Andy Comyn

Personal information
- Full name: Andrew Comyn
- Date of birth: 2 August 1968 (age 57)
- Place of birth: Wakefield, England
- Position: Defender

Youth career
- Manchester United

Senior career*
- Years: Team / Apps / (Gls)
- Alvechurch
- 1989–1991: Aston Villa / 15 / (0)
- 1991–1993: Derby County / 63 / (1)
- 1993–1995: Plymouth Argyle / 76 / (5)
- 1995–1996: West Bromwich Albion / 3 / (0)
- Hednesford Town
- Halesowen Town
- Total:  / 157 / (6)

= Andy Comyn =

English footballer

Andrew Comyn (born 2 August 1968) is an English former professional footballer who played in the Football League for Aston Villa, Derby County, Plymouth Argyle and West Bromwich Albion.

==Playing career==
Comyn joined Manchester United's youth team at the age of 16. He was released by the club without playing for the first team and, after writing to a number of clubs in the Midlands, was offered a contract by Aston Villa.

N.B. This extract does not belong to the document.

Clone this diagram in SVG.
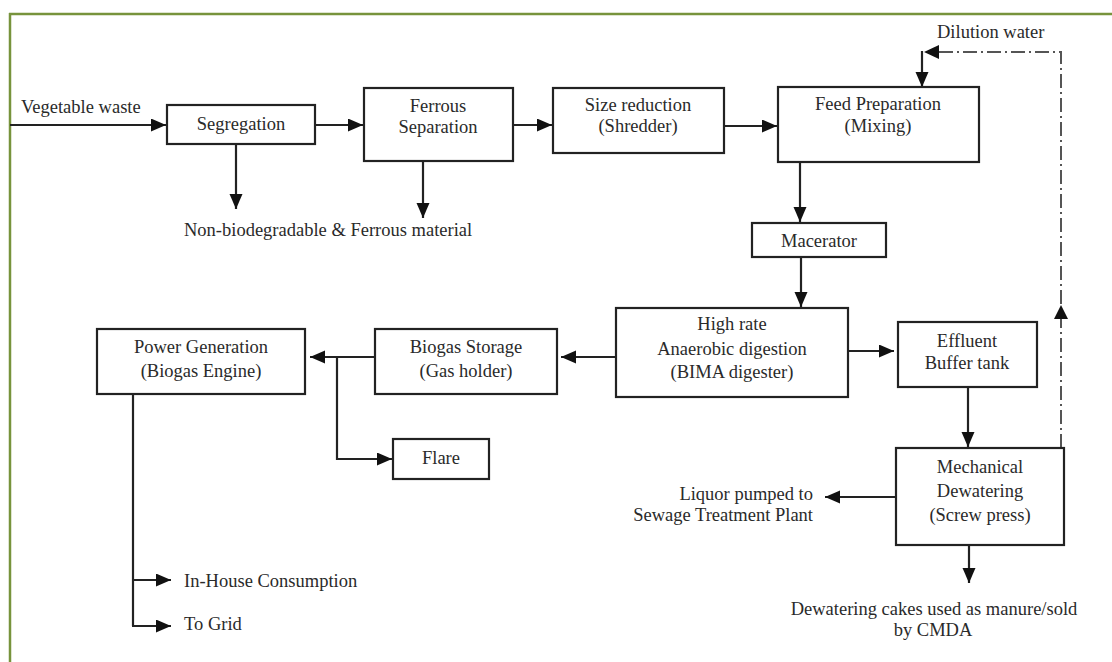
<svg xmlns="http://www.w3.org/2000/svg" width="1112" height="662" viewBox="0 0 1112 662">
  <defs>
    <marker id="arrow" markerUnits="userSpaceOnUse" markerWidth="16" markerHeight="14" refX="15" refY="6.5" orient="auto">
      <path d="M0,0 L15,6.5 L0,13 Z" fill="#111"/>
    </marker>
    <style>
      .box { fill: #fff; stroke: #222; stroke-width: 2.2; }
      .lbl { font-family: 'Liberation Serif', 'DejaVu Serif', serif; font-size: 18.5px; fill: #2a2a2a; }
      .mid { text-anchor: middle; }
      .end { text-anchor: end; }
      .wire { fill: none; stroke: #222; stroke-width: 2.2; }
      .flow { fill: none; stroke: #222; stroke-width: 2.2; marker-end: url(#arrow); }
      .recycle { fill: none; stroke: #555; stroke-width: 2; stroke-dasharray: 14 4 2 4; }
    </style>
  </defs>

  <rect width="1112" height="662" fill="#fff"/>

  <!-- frame: top and left rules -->
  <g id="frame" stroke="#77933C" stroke-width="2.5">
    <line x1="9" y1="14" x2="1112" y2="14"/>
    <line x1="10" y1="13" x2="10" y2="662"/>
  </g>

  <!-- connectors -->
  <g id="connectors">
    <path class="flow" d="M10,125 H166"/>
    <path class="flow" d="M315,125 H363"/>
    <path class="flow" d="M513,125 H552"/>
    <path class="flow" d="M724,126 H777"/>
    <path class="flow" d="M236,144 V209"/>
    <path class="flow" d="M423,161 V218"/>
    <path class="flow" d="M800,162 V222"/>
    <path class="flow" d="M801,257 V307"/>
    <path class="flow" d="M616,357 H561"/>
    <path class="flow" d="M375,357 H310"/>
    <path class="flow" d="M337,357 V459 H392"/>
    <path class="wire" d="M133,394 V626"/>
    <path class="flow" d="M132,580 H171"/>
    <path class="flow" d="M132,626 H171"/>
    <path class="flow" d="M848,351 H894"/>
    <path class="flow" d="M968,387 V447"/>
    <path class="flow" d="M896,497 H825"/>
    <path class="flow" d="M969,545 V583"/>
    <!-- dilution water recycle (dash-dot) -->
    <path class="recycle" d="M1061,448 V52 H938"/>
    <path d="M1054,319 L1061,305 L1068,319 Z" fill="#111"/>
    <path d="M939,45 L924,52 L939,59 Z" fill="#111"/>
    <path class="flow" d="M922,51 V87"/>
  </g>

  <g id="n-vegetable">
    <text class="lbl" x="21" y="113">Vegetable waste</text>
  </g>

  <g id="n-segregation">
    <rect class="box" x="167" y="105" width="148" height="39"/>
    <text class="lbl mid" x="241" y="130">Segregation</text>
  </g>

  <g id="n-ferrous">
    <rect class="box" x="364" y="88" width="149" height="73"/>
    <text class="lbl mid" x="438" y="112">Ferrous</text>
    <text class="lbl mid" x="438" y="133">Separation</text>
  </g>

  <g id="n-size">
    <rect class="box" x="553" y="88" width="171" height="65"/>
    <text class="lbl mid" x="638" y="111">Size reduction</text>
    <text class="lbl mid" x="638" y="132">(Shredder)</text>
  </g>

  <g id="n-feed">
    <rect class="box" x="778" y="87" width="201" height="75"/>
    <text class="lbl mid" x="878" y="110">Feed Preparation</text>
    <text class="lbl mid" x="878" y="132">(Mixing)</text>
  </g>

  <g id="n-dilution">
    <text class="lbl" x="937" y="38">Dilution water</text>
  </g>

  <g id="n-rejects">
    <text class="lbl" x="184" y="236">Non-biodegradable &amp; Ferrous material</text>
  </g>

  <g id="n-macerator">
    <rect class="box" x="752" y="223" width="134" height="34"/>
    <text class="lbl mid" x="819" y="247">Macerator</text>
  </g>

  <g id="n-digester">
    <rect class="box" x="616" y="308" width="232" height="89"/>
    <text class="lbl mid" x="732" y="330">High rate</text>
    <text class="lbl mid" x="732" y="355">Anaerobic digestion</text>
    <text class="lbl mid" x="732" y="378">(BIMA digester)</text>
  </g>

  <g id="n-effluent">
    <rect class="box" x="898" y="322" width="139" height="65"/>
    <text class="lbl mid" x="967" y="347">Effluent</text>
    <text class="lbl mid" x="967" y="369">Buffer tank</text>
  </g>

  <g id="n-storage">
    <rect class="box" x="375" y="329" width="182" height="65"/>
    <text class="lbl mid" x="466" y="353">Biogas Storage</text>
    <text class="lbl mid" x="466" y="377">(Gas holder)</text>
  </g>

  <g id="n-power">
    <rect class="box" x="97" y="329" width="208" height="65"/>
    <text class="lbl mid" x="201" y="353">Power Generation</text>
    <text class="lbl mid" x="201" y="377">(Biogas Engine)</text>
  </g>

  <g id="n-flare">
    <rect class="box" x="393" y="439" width="96" height="40"/>
    <text class="lbl mid" x="441" y="464">Flare</text>
  </g>

  <g id="n-dewatering">
    <rect class="box" x="896" y="448" width="168" height="97"/>
    <text class="lbl mid" x="980" y="473">Mechanical</text>
    <text class="lbl mid" x="980" y="497">Dewatering</text>
    <text class="lbl mid" x="980" y="521">(Screw press)</text>
  </g>

  <g id="n-liquor">
    <text class="lbl end" x="813" y="500">Liquor pumped to</text>
    <text class="lbl end" x="813" y="521">Sewage Treatment Plant</text>
  </g>

  <g id="n-cakes">
    <text class="lbl mid" x="934" y="615">Dewatering cakes used as manure/sold</text>
    <text class="lbl mid" x="933" y="636">by CMDA</text>
  </g>

  <g id="n-inhouse">
    <text class="lbl" x="184" y="587">In-House Consumption</text>
  </g>

  <g id="n-grid">
    <text class="lbl" x="184" y="630">To Grid</text>
  </g>
</svg>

He subsequently played for Derby County, Plymouth Argyle and West Bromwich Albion before leaving the professional game and playing semi-professionally for Hednesford Town and Halesowen Town.

==Subsequent career==
During his playing career, Comyn undertook a course in book-keeping. In the latter stages of his playing career, he began working at an accountancy firm owned by John Baldwin, the manager of Hednesford Town. After retiring from playing, he worked for a number of leading accountancy companies, and in 2015 was appointed as vice-principal for financial strategy and control at Dudley College.